Just nine months after the January 1901 Spindletop discovery in Texas, oil was discovered ninety miles east near Jennings, Louisiana. Acadia Parish’s Jennings Oil Field, also known in the early years as Mamou or Evangeline, is generally credited as the first commercial oil discovery in Louisiana in September 1901. As the first well was being drilled at Jennings, a well west of Welsh, Louisiana, encountered oil shows in April 1901 but was not a commercial success. Other wells were drilled later in the year, including an impressive oil gusher, but there was no commercial oil success at Welsh in 1901.
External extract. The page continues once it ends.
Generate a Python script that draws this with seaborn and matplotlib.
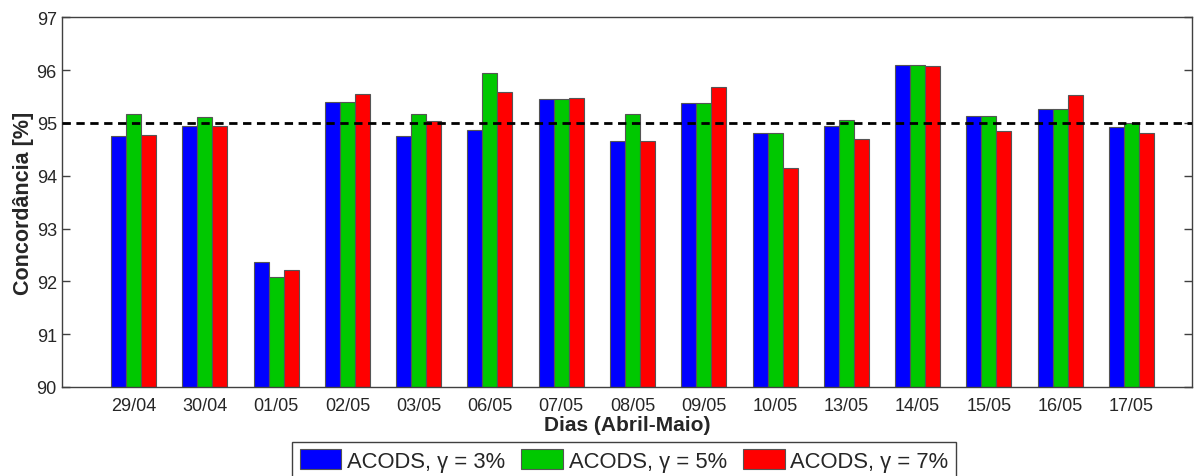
import matplotlib
matplotlib.use("Agg")
import matplotlib.pyplot as plt
import seaborn as sns
import pandas as pd
from matplotlib.patches import Patch

days = ["29/04", "30/04", "01/05", "02/05", "03/05", "06/05", "07/05", "08/05",
        "09/05", "10/05", "13/05", "14/05", "15/05", "16/05", "17/05"]
g3 = [94.75, 94.95, 92.36, 95.39, 94.75, 94.87, 95.46, 94.66, 95.38, 94.81, 94.94, 96.09, 95.14, 95.26, 94.93]
g5 = [95.17, 95.12, 92.08, 95.39, 95.17, 95.95, 95.46, 95.17, 95.38, 94.81, 95.06, 96.09, 95.14, 95.26, 94.99]
g7 = [94.77, 94.95, 92.21, 95.54, 95.04, 95.58, 95.48, 94.66, 95.68, 94.15, 94.70, 96.08, 94.84, 95.53, 94.81]
series = ["ACODS, γ = 3%", "ACODS, γ = 5%", "ACODS, γ = 7%"]
colors = ["#0000FF", "#00C800", "#FF0000"]
yticks = [90, 91, 92, 93, 94, 95, 96, 97]
ref_level = 95

rows = []
for name, vals in zip(series, [g3, g5, g7]):
    for d, v in zip(days, vals):
        rows.append({"Dia": d, "Série": name, "Valor": v})
df = pd.DataFrame(rows)

sns.set_theme(style="white")
plt.rcParams["font.family"] = ["Liberation Sans", "DejaVu Sans"]

fig = plt.figure(figsize=(12.03, 4.77), dpi=100)
ax = fig.add_axes([0.0518, 0.1866, 0.9391, 0.775])

sns.barplot(data=df, x="Dia", y="Valor", hue="Série", order=days, hue_order=series,
            palette=colors, width=0.632, edgecolor="#555555", linewidth=0.8,
            saturation=1, ax=ax, legend=False)

ax.axhline(ref_level, color="black", linestyle=(0, (3, 2)), linewidth=2, zorder=5)

ax.set_ylim(90, 97)
ax.set_xlim(-1, 14.85)
ax.set_yticks(yticks)
ax.set_yticklabels([str(t) for t in yticks], fontsize=13)
ax.tick_params(axis="y", direction="in", length=6, width=1, color="#404040",
               left=True, right=True, pad=4)
ax.tick_params(axis="x", length=0, labelsize=13, pad=7)
for s in ax.spines.values():
    s.set_visible(True)
    s.set_color("#404040")
    s.set_linewidth(1)

ax.set_xlabel("Dias (Abril-Maio)", fontsize=15, fontweight="bold", labelpad=1)
ax.set_ylabel("Concordância [%]", fontsize=15.5, fontweight="bold", labelpad=2)

handles = [Patch(facecolor=c, edgecolor="#555555", linewidth=0.8) for c in colors]
leg = fig.legend(handles, series, loc="lower center", bbox_to_anchor=(0.5187, -0.006),
                 ncol=3, fontsize=15.8, frameon=True, fancybox=False, framealpha=1,
                 edgecolor="#404040", handlelength=1.9, handleheight=1.05,
                 handletextpad=0.25, columnspacing=0.75, borderpad=0.33,
                 borderaxespad=0)
leg.get_frame().set_linewidth(1)

fig.savefig("out.png", dpi=100)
South of Vinton, in Calcasieu Parish, the first well on “the mound” was drilled in May 1901 and encountered a show of oil at a depth of 320 feet. The well was abandoned after problems drilling through a deeper gravel bed. Several wells were drilled in the following years, many encountering indications of oil or gas, but commercial oil production was not established until 1910.
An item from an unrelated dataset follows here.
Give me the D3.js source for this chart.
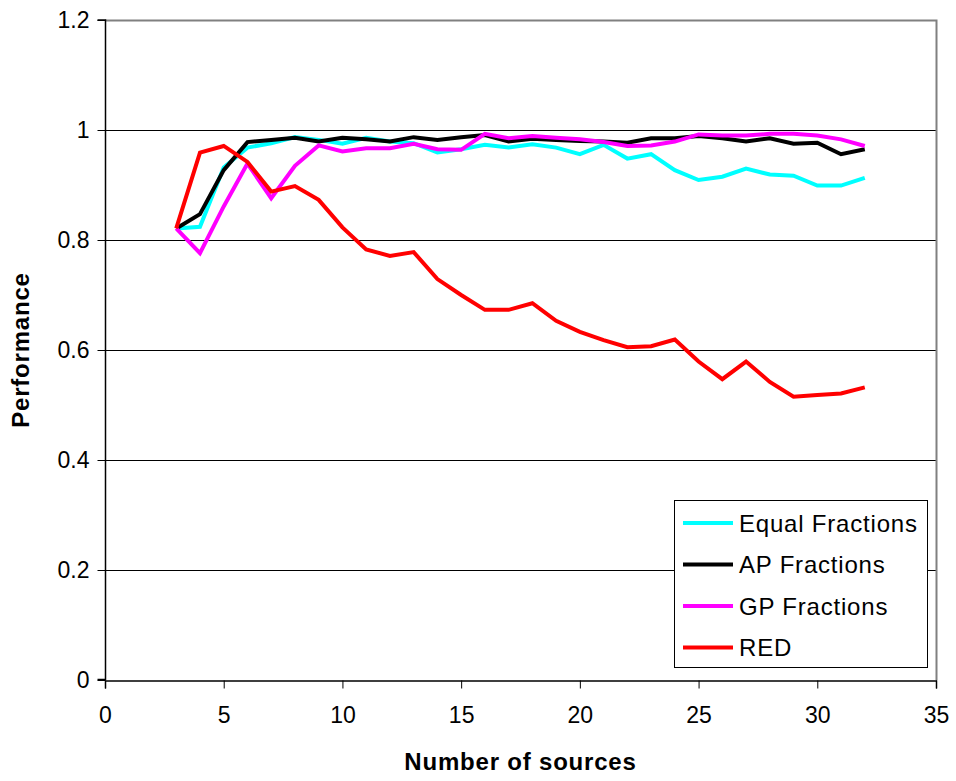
<!DOCTYPE html>
<html lang="en">
<head>
  <meta charset="utf-8">
  <title>Performance vs Number of sources</title>
  <script src="https://d3js.org/d3.v7.min.js"></script>
  <style>
    body { margin: 0; background: #fff; }
    text { font-family: "Liberation Sans", Arial, sans-serif; fill: #000; }
  </style>
</head>
<body>
<svg id="chart" width="956" height="781"></svg>
<script type="text/javascript">

  /* data */
  var sources = [3, 4, 5, 6, 7, 8, 9, 10, 11, 12, 13, 14, 15, 16, 17, 18, 19, 20,
                 21, 22, 23, 24, 25, 26, 27, 28, 29, 30, 31, 32];

  var equalFractions = [0.821, 0.824, 0.932, 0.968, 0.976, 0.987, 0.982, 0.975, 0.986, 0.979,
                        0.976, 0.959, 0.965, 0.973, 0.968, 0.974, 0.968, 0.956, 0.973, 0.948,
                        0.956, 0.927, 0.909, 0.915, 0.930, 0.919, 0.917, 0.899, 0.899, 0.913];

  var apFractions = [0.821, 0.847, 0.927, 0.978, 0.982, 0.986, 0.979, 0.986, 0.983, 0.979,
                     0.987, 0.982, 0.987, 0.991, 0.979, 0.984, 0.982, 0.980, 0.979, 0.977,
                     0.985, 0.985, 0.989, 0.985, 0.979, 0.985, 0.975, 0.977, 0.956, 0.965];

  var gpFractions = [0.821, 0.776, 0.861, 0.939, 0.876, 0.935, 0.972, 0.961, 0.967, 0.967,
                     0.975, 0.965, 0.964, 0.993, 0.985, 0.989, 0.986, 0.983, 0.978, 0.971,
                     0.972, 0.979, 0.992, 0.990, 0.990, 0.993, 0.993, 0.990, 0.983, 0.971];

  var red = [0.821, 0.959, 0.971, 0.942, 0.888, 0.898, 0.873, 0.823, 0.783, 0.771,
             0.778, 0.729, 0.700, 0.673, 0.673, 0.685, 0.653, 0.633, 0.618, 0.605,
             0.607, 0.619, 0.579, 0.547, 0.579, 0.542, 0.515, 0.518, 0.521, 0.532];

  var xTicks = [0, 5, 10, 15, 20, 25, 30, 35];
  var yTicks = [0, 0.2, 0.4, 0.6, 0.8, 1, 1.2];

  var series = [
    { name: "Equal Fractions", color: "#00ffff", values: equalFractions },
    { name: "AP Fractions", color: "#000000", values: apFractions },
    { name: "GP Fractions", color: "#ff00ff", values: gpFractions },
    { name: "RED", color: "#ff0000", values: red }
  ];

  var svg = d3.select("#chart");
  var plotL = 105, plotR = 936, plotT = 20, plotB = 680;

  var x = d3.scaleLinear().domain([0, 35]).range([plotL, plotR]);
  var y = d3.scaleLinear().domain([0, 1.2]).range([plotB, plotT]);

  svg.append("rect").attr("width", 956).attr("height", 781).attr("fill", "#fff");

  /* gridlines */
  svg.append("g")
    .selectAll("line")
    .data(yTicks.filter(function(d) { return d > 0 && d < 1.2; }))
    .enter().append("line")
      .attr("x1", plotL).attr("x2", plotR)
      .attr("y1", function(d) { return Math.round(y(d)) + 0.5; })
      .attr("y2", function(d) { return Math.round(y(d)) + 0.5; })
      .attr("stroke", "#000").attr("stroke-width", 1);

  /* plot frame: grey top/right */
  svg.append("path")
    .attr("d", "M" + plotL + "," + (plotT + 0.5) + "H" + (plotR + 0.5) + "V" + plotB)
    .attr("fill", "none").attr("stroke", "#808080").attr("stroke-width", 2);

  /* axes */
  var yAxis = svg.append("g")
    .attr("transform", "translate(" + (plotL + 0.5) + ",0)")
    .call(d3.axisLeft(y).tickValues(yTicks).tickSize(8).tickPadding(8)
      .tickFormat(function(d) { return d === 0 || d === 1 ? d3.format("d")(d) : d3.format(".1f")(d); }));

  var xAxis = svg.append("g")
    .attr("transform", "translate(0," + (plotB + 0.5) + ")")
    .call(d3.axisBottom(x).tickValues(xTicks).tickSize(8).tickPadding(18).tickFormat(d3.format("d")));

  [yAxis, xAxis].forEach(function(a) {
    a.select(".domain").attr("stroke", "#000").attr("stroke-width", 1.5);
    a.selectAll(".tick line").attr("stroke", "#000");
    a.selectAll(".tick text")
      .style("font-family", "'Liberation Sans', Arial, sans-serif")
      .style("font-size", "23px").attr("fill", "#000");
  });
  yAxis.select(".domain").attr("d", "M-8," + (plotB - 0.5) + "H0V" + plotT + "H-8");

  /* lines */
  var line = d3.line()
    .x(function(d, i) { return x(sources[i]); })
    .y(function(d) { return y(d); });

  svg.append("g")
    .selectAll("path")
    .data(series)
    .enter().append("path")
      .attr("d", function(d) { return line(d.values); })
      .attr("fill", "none")
      .attr("stroke", function(d) { return d.color; })
      .attr("stroke-width", 4)
      .attr("stroke-linejoin", "miter");

  /* axis titles */
  svg.append("text")
    .attr("x", (plotL + plotR) / 2).attr("y", 770)
    .attr("text-anchor", "middle")
    .style("font-size", "24px").style("font-weight", "bold").style("letter-spacing", "0.8px")
    .text("Number of sources");

  svg.append("text")
    .attr("transform", "translate(29,350) rotate(-90)")
    .attr("text-anchor", "middle")
    .style("font-size", "24px").style("font-weight", "bold").style("letter-spacing", "0.8px")
    .text("Performance");

  /* legend */
  var legend = svg.append("g");
  legend.append("rect")
    .attr("x", 674.5).attr("y", 500.5).attr("width", 253).attr("height", 167)
    .attr("fill", "#fff").attr("stroke", "#000").attr("stroke-width", 1);

  var rows = legend.selectAll("g.row")
    .data(series)
    .enter().append("g")
      .attr("class", "row")
      .attr("transform", function(d, i) { return "translate(683," + (523 + i * 41.5) + ")"; });

  rows.append("line")
    .attr("x1", 0).attr("x2", 50)
    .attr("stroke", function(d) { return d.color; })
    .attr("stroke-width", 4);

  rows.append("text")
    .attr("x", 56).attr("y", 8.5)
    .style("font-size", "24px").style("letter-spacing", "0.8px")
    .text(function(d) { return d.name; });

</script>
</body>
</html>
A case could be made that the first commercial oil well in Louisiana was completed 15 years before the Jennings 1901 discovery. A well drilled for sulphur at Sulphur Mines, Calcasieu Parish, flowed at an estimated 25 barrels of oil per day. The oil from the well was sold as a lubricant. Local newspapers reported on the 1886 drilling of the well and the sale of the oil. In early 1901, oil was re-discovered at Sulphur, but area newspapers claimed that the Standard Oil Company suppressed oil development due to the potentially more valuable vast sulphur resources.